## YOUR OBJECTIVE
The listing below begins with the first line you should copy; stop after the line containing "const yTicks = [0, 20, 40, 60, 80, 100, 120, 140];", and drop every picture.
▬▬▬▬▬▬▬▬▬▬
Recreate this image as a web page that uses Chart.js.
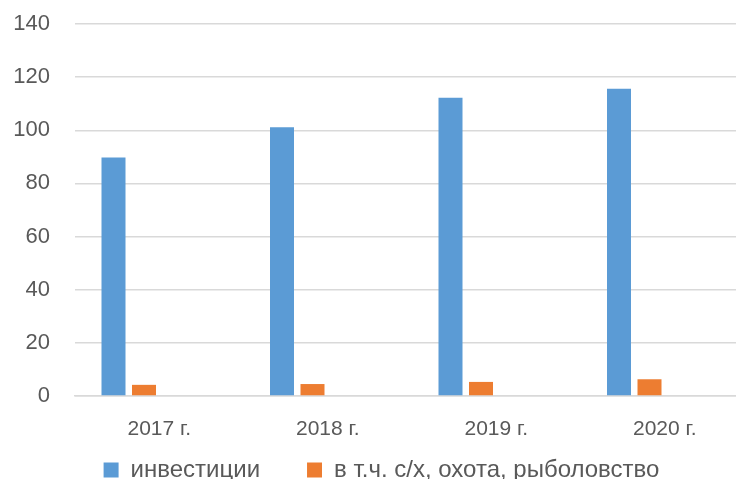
<!DOCTYPE html>
<html><head><meta charset="utf-8">
<script src="https://cdn.jsdelivr.net/npm/chart.js@4"></script>
<style>
html,body{margin:0;padding:0;background:#fff;overflow:hidden;}
#wrap{width:736px;height:479px;overflow:hidden;position:relative;}
#box{width:752px;height:479px;position:absolute;left:0;top:0;}
</style></head><body>
<div id="wrap"><div id="box"><canvas id="c"></canvas></div></div>
<script>
const categories = ['2017 г.', '2018 г.', '2019 г.', '2020 г.'];
const investments = [89.8, 101.1, 112.2, 115.6];
const agriculture = [4.2, 4.5, 5.3, 6.3];
const emptySeries = [null, null, null, null];
const seriesNames = ['инвестиции', 'в т.ч. с/х, охота, рыболовство'];
const yTicks = [0, 20, 40, 60, 80, 100, 120, 140];

const FONT = "'Liberation Sans', Arial, sans-serif";
const legendTweak = {
  id: 'legendTweak',
  beforeInit(chart) {
    const lg = chart.legend;
    const origFit = lg.fit;
    lg.fit = function () { origFit.call(this); this.height = 35; };
    const origDraw = lg.draw;
    lg.draw = function () {
      const t = this.top, l = this.left, r = this.right;
      this.top = t - 33;
      this.left = l + 7;
      this.right = r + 7;
      origDraw.call(this);
      this.top = t; this.left = l; this.right = r;
    };
  }
};
new Chart(document.getElementById('c'), {
  type: 'bar',
  plugins: [legendTweak],
  data: {
    labels: categories,
    datasets: [
      {label: seriesNames[0], data: investments, backgroundColor: '#5B9BD5'},
      {label: seriesNames[1], data: agriculture, backgroundColor: '#ED7D31'},
      {label: '', data: emptySeries, backgroundColor: '#A5A5A5'},
      {label: '', data: emptySeries, backgroundColor: '#FFC000'}
    ]
  },
  options: {
    responsive: true,
    maintainAspectRatio: false,
    animation: false,
    datasets: {bar: {categoryPercentage: 0.724, barPercentage: 0.787}},
    layout: {padding: {top: 24, right: 3, left: 0, bottom: 0}},
    plugins: {
      tooltip: {enabled: false},
      legend: {
        position: 'bottom',
        labels: {
          filter: (item) => item.text !== '',
          font: {family: FONT, size: 24},
          color: '#595959',
          boxWidth: 15, boxHeight: 15, padding: 47
        }
      }
    },
    scales: {
      x: {
        afterFit: (a) => { a.height = 48; },
        grid: {display: false, drawTicks: false},
        border: {display: true, color: '#d9d9d9', width: 1.5},
        ticks: {font: {family: FONT, size: 21}, color: '#595959', padding: 21}
      },
      y: {
        min: 0, max: 140,
        afterFit: (a) => { a.width = 75; a.paddingTop = 0; a.paddingBottom = 0; },
        afterBuildTicks: (a) => { a.ticks = yTicks.map(v => ({value: v})); },
        grid: {color: '#d9d9d9', lineWidth: 1.5, drawTicks: false},
        border: {display: false},
        ticks: {font: {family: FONT, size: 22}, color: '#595959', padding: 25}
      }
    }
  }
});
</script>
</body></html>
▬▬▬▬▬▬▬▬▬▬
## COMPLETED TASK
Recreate this image as a web page that uses Chart.js.
<!DOCTYPE html>
<html><head><meta charset="utf-8">
<script src="https://cdn.jsdelivr.net/npm/chart.js@4"></script>
<style>
html,body{margin:0;padding:0;background:#fff;overflow:hidden;}
#wrap{width:736px;height:479px;overflow:hidden;position:relative;}
#box{width:752px;height:479px;position:absolute;left:0;top:0;}
</style></head><body>
<div id="wrap"><div id="box"><canvas id="c"></canvas></div></div>
<script>
const categories = ['2017 г.', '2018 г.', '2019 г.', '2020 г.'];
const investments = [89.8, 101.1, 112.2, 115.6];
const agriculture = [4.2, 4.5, 5.3, 6.3];
const emptySeries = [null, null, null, null];
const seriesNames = ['инвестиции', 'в т.ч. с/х, охота, рыболовство'];
const yTicks = [0, 20, 40, 60, 80, 100, 120, 140];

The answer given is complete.